Since 1975, the state`s share of school costs has dwindled from 48 to 33 percent. Proponents of the amendment say ”preponderant” would make the state responsible for more than 50 percent of the costs. Supporters and opponents disagree on how much more state money would be needed to meet that criteria, but estimates range from $1.5 billion to $2.9 billion.

Cowlishaw, whose district includes both Naperville Unit School District 203 and Indian Prairie District 204, said each gets only 5 percent of its budget from state funds. The average percentage for the 43 Du Page County school districts is 10 percent.

”We send a whale of a lot of dollars to the State of Illinois,”

Cowlishaw said. ”We get a small minnow back. I would settle for a smallmouth bass.”

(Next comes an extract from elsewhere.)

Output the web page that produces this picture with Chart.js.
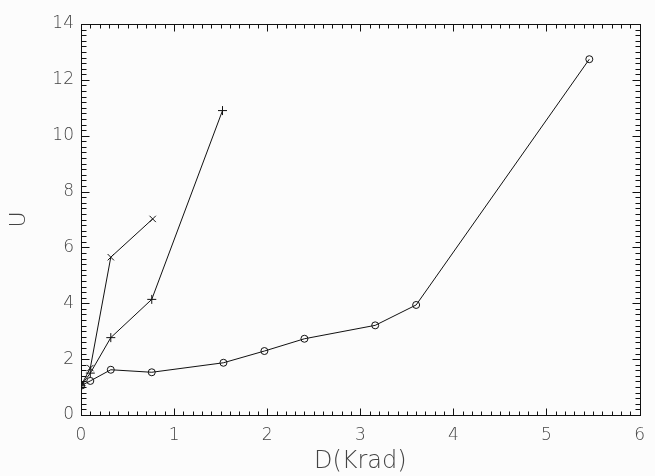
<!DOCTYPE html>
<html>
<head>
<meta charset="utf-8">
<script src="https://cdn.jsdelivr.net/npm/chart.js@4"></script>
<style>
  html, body { margin: 0; padding: 0; background: #fcfcfc; }
  #wrap { width: 655px; height: 476px; }
</style>
</head>
<body>
<div id="wrap"><canvas id="my-chart" width="655" height="476"></canvas></div>
<script>
// readings
const circleX = [0, 0.1, 0.32, 0.76, 1.53, 1.97, 2.40, 3.16, 3.60, 5.46];
const circleY = [1.05, 1.22, 1.62, 1.53, 1.87, 2.29, 2.73, 3.21, 3.94, 12.74];
const plusX = [0, 0.1, 0.32, 0.76, 1.52];
const plusY = [1.05, 1.5, 2.77, 4.14, 10.9];
const crossX = [0, 0.1, 0.32, 0.77];
const crossY = [1.05, 1.68, 5.65, 7.02];
const xTicks = [0, 1, 2, 3, 4, 5, 6];
const yTicks = [0, 2, 4, 6, 8, 10, 12, 14];

const ink = '#111';
const textCol = '#444';
const font = { family: 'DejaVu Sans', size: 17, weight: 200 };

const toPoints = (xs, ys) => xs.map((x, i) => ({ x, y: ys[i] }));

// IDL style frame: box with inward ticks on all sides
const frame = {
  id: 'frame',
  afterDraw(chart) {
    const { ctx, chartArea: a, scales } = chart;
    const L = Math.round(a.left) + 0.5;
    const R = Math.round(a.right) + 0.5;
    const T = Math.round(a.top) + 0.5;
    const B = Math.round(a.bottom) + 0.5;
    ctx.save();
    ctx.strokeStyle = ink;
    ctx.lineWidth = 1;
    ctx.strokeRect(L, T, R - L, B - T);
    ctx.beginPath();
    for (let i = 0; i <= 60; i++) {
      const len = i % 10 === 0 ? 7 : 4;
      const px = Math.round(scales.x.getPixelForValue(i / 10)) + 0.5;
      ctx.moveTo(px, B);
      ctx.lineTo(px, B - len);
      ctx.moveTo(px, T);
      ctx.lineTo(px, T + len);
    }
    for (let i = 0; i <= 70; i++) {
      const len = i % 10 === 0 ? 8 : 5;
      const py = Math.round(scales.y.getPixelForValue(i / 5)) + 0.5;
      ctx.moveTo(L, py);
      ctx.lineTo(L + len, py);
      ctx.moveTo(R, py);
      ctx.lineTo(R - len, py);
    }
    ctx.stroke();
    ctx.restore();
  },
};

const ds = (label, xs, ys, style, radius) => ({
  label,
  data: toPoints(xs, ys),
  showLine: true,
  borderColor: ink,
  borderWidth: 1,
  pointStyle: style,
  pointRadius: radius,
  pointBorderColor: ink,
  pointBackgroundColor: 'rgba(0,0,0,0)',
  pointBorderWidth: 1,
  tension: 0,
});

new Chart(document.getElementById('my-chart').getContext('2d'), {
  type: 'scatter',
  data: {
    datasets: [
      ds('circles', circleX, circleY, 'circle', 3.5),
      ds('plus', plusX, plusY, 'cross', 4.5),
      ds('x', crossX, crossY, 'crossRot', 4.5),
    ],
  },
  options: {
    responsive: false,
    animation: false,
    layout: { padding: { top: 24, right: 4, left: 0, bottom: 0 } },
    plugins: { legend: { display: false }, tooltip: { enabled: false } },
    scales: {
      x: {
        type: 'linear',
        min: 0,
        max: 6,
        afterBuildTicks: (s) => { s.ticks = xTicks.map((value) => ({ value })); },
        afterFit: (s) => { s.height = 61; },
        grid: { display: false, drawTicks: false },
        border: { display: false },
        ticks: { color: textCol, font, padding: 10, maxRotation: 0 },
        title: { display: true, text: 'D(Krad)', color: textCol, font: { ...font, size: 24 }, padding: { top: 0, bottom: 0 } },
      },
      y: {
        type: 'linear',
        min: 0,
        max: 14,
        afterBuildTicks: (s) => { s.ticks = yTicks.map((value) => ({ value })); },
        afterFit: (s) => { s.width = 81; },
        grid: { display: false, drawTicks: false },
        border: { display: false },
        ticks: { color: textCol, font, padding: 7 },
        title: { display: true, text: 'U', color: textCol, font: { ...font, size: 22 }, padding: { top: 6, bottom: 0 } },
      },
    },
  },
  plugins: [frame],
});
</script>
</body>
</html>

Cowlishaw said that of every dollar that Du Page residents pay in state taxes, only 18 cents comes back to the county. She estimated that if the amendment passes, that would drop to 12 cents.

State Sen. John Maitland (R-Bloomington), an author of the amendment, said that although the Constitution gives state lawmakers all the needed authority to increase spending for education, ”the General Assembly doesn`t have the guts to do what has to be done.”

Because legislators have refused to approve a state income tax boost to increase state aid to schools, local school boards raise property taxes to finance added costs, Maitland said.

”It`s time to reverse that,” he declared, calling for support of the amendment that would compel his colleagues to vote for a huge state increase in school funds.

Robert Beckwith, education policy director of the Illinois State Chamber of Commerce, who opposes the amendment, said that by approving it, voters would be giving the state a ”blank check” to raise taxes.

The fourth speaker, Richard Laine, school finance analyst for the Chicago Panel on Public School Policy and Finance, said the amendment is needed to help close the gap in funding inequities.